Nicht zufällig gerät Kirchner damit auch an eine der letzten Bastionen der Nibelungen-Männlichkeit: die Siegfried-Figur. Bislang hatte die Männerdämmerung zumindest vor ihm noch halt gemacht, vor dieser Jungen-Figur, die Wagner so wichtig war, daß er überhaupt die gesamte „Ring“-Idee mit ihren vier Abenden daraus entwickelte, und die wie kaum eine andere die Quintessenz unserer Männer-Kultur ist, immer noch: der Knabe, der Knabe, das Versprechen für alles, was gut werden kann, ein Erziehungstraum, um den sich alle sorgen, der Förderung, Aufklärung und Prüfung durchläuft und schließlich durch ein trauriges Mißgeschick, durch ein Schicksals- Mißverständnis, zu Tode kommt.
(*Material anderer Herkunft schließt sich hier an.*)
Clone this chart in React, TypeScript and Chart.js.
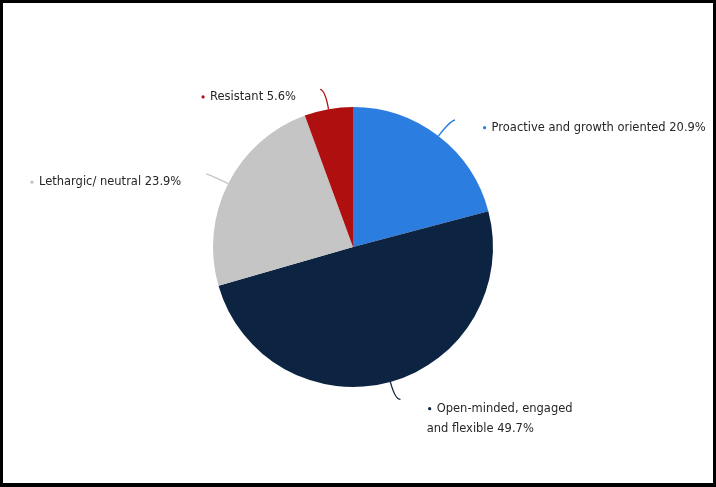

Kirchner gibt diesem Sieger-Menschen, dieser blonden Durchsetzungsmaschine, einige zaghaftere, unentschiedenere Züge. Dieser Siegfried ist nicht mehr nur die heitere Katastrophe, die leider für die anderen immer schlecht ausgeht, ob Ziehvater und Zwerg Mime, ob Riese Fafner, ob schließlich die betrogene Göttertochter Brünnhilde, die er überwältigt und schließlich in Gunters Gestalt ein zweites Mal vergewaltigt.

Im „Ring“ gibt es eine Fülle von Konflikten, die heute zum Leben gehören und uns entsprechend packen können, wenn es um Liebesanspruch und Macht geht, um die Unfähigkeit zum Glück, um notwendige Übertretung von Geboten oder die Begegnung mit dem Tod, wie sie etwa in Brünnhildes Todesverkündigung sich zeigt. Deshalb sitzen die Leute in diesem Festspielhaus, deshalb lesen sie jahrzehntelang die Texte, deshalb sind so viele Junge da, die mitleiden, auf die Anrührung der Musik hoffen. Das ist der heimliche oder gar nicht so heimliche Erfolg Bayreuths, der schwerer zu benennen ist oder in unseren aufgeklärten zynischen Zeiten peinlicher, weil Schwäche und Bedürftigkeit eingestehend. Und Wagner zeigt ja gerade im „Ring“ keine Lebenslösungen, er zeigt die verzweifelte Suche danach.

Wie wird es weitergehen in Bayreuth? Der Festspielleiter und Regisseur Wolfgang Wagner ist ein Enkel des Meisters, aber inzwischen ein alter Enkel, und die Nachfolge-Debatte ist eröffnet. Vielleicht erheben nicht alle zwölf Urenkel, wie von Wolfgang manches Mal beschworen, usurpatorisch Ansprüche auf das Erbe, aber einige sind es doch, die legitimerweise sich selbst ins Spiel bringen. Hatte Wolfgang Wagner noch gemeinsam mit Bruder Wieland, gewissermaßen als Doppel- Siegfried, einträchtig die Festspiele nach dem Krieg übernommen, wobei beispielsweise die Schwester Friedelind wohl auch aus politischen – sie war ihnen zu links –, sicher aber auch aus männerfreundlichen Gründen schon gar nicht in Betracht kam, melden sich jetzt zumindest drei publizistisch zu Wort: die Wolfgang-Tochter Eva, ihres Zeichens Opernmanagerin, ihr Bruder Gottfried, Wagner-Regisseur mit Bayreuth-Hausverbot, sowie Nike Wagner, Wieland-Tochter und Kulturwissenschaftlerin. Dabei gibt sich Eva Wagner in der neutralen Gestalt der Professionellen, Nike mit der Kompetenz und Arroganz der „eigentlichen“ (nämlich der Wieland-Familie) und Sohn Gottfried wohl am avanciertesten aus dem Clan mit seinem Angriff auf die Hitlerei der Großmutter Winifred.

Schade, daß der Prinzipal Wolfgang überall nur KönigsmörderInnen entdeckt, die man immerfort ignorieren oder wegbeißen muß, Kinder, vor denen man sich fürchtet. Tragisch, daß sein reiches und erfolgreiches Leben im Dienst Bayreuths ihm wohl keine Souveränität einbrachte.

Bleibt das großartige traurige Bild, daß Wotans Speer durch Siegfried zerschlagen wird – ohne Sieg geht es nicht? Und ohne Niederlage?

„Der Ring des Nibelungen“. Regie: Alfred Kirchner, mit Brigitta Svendén, John Tomlinson, Deborah Polaski u.a.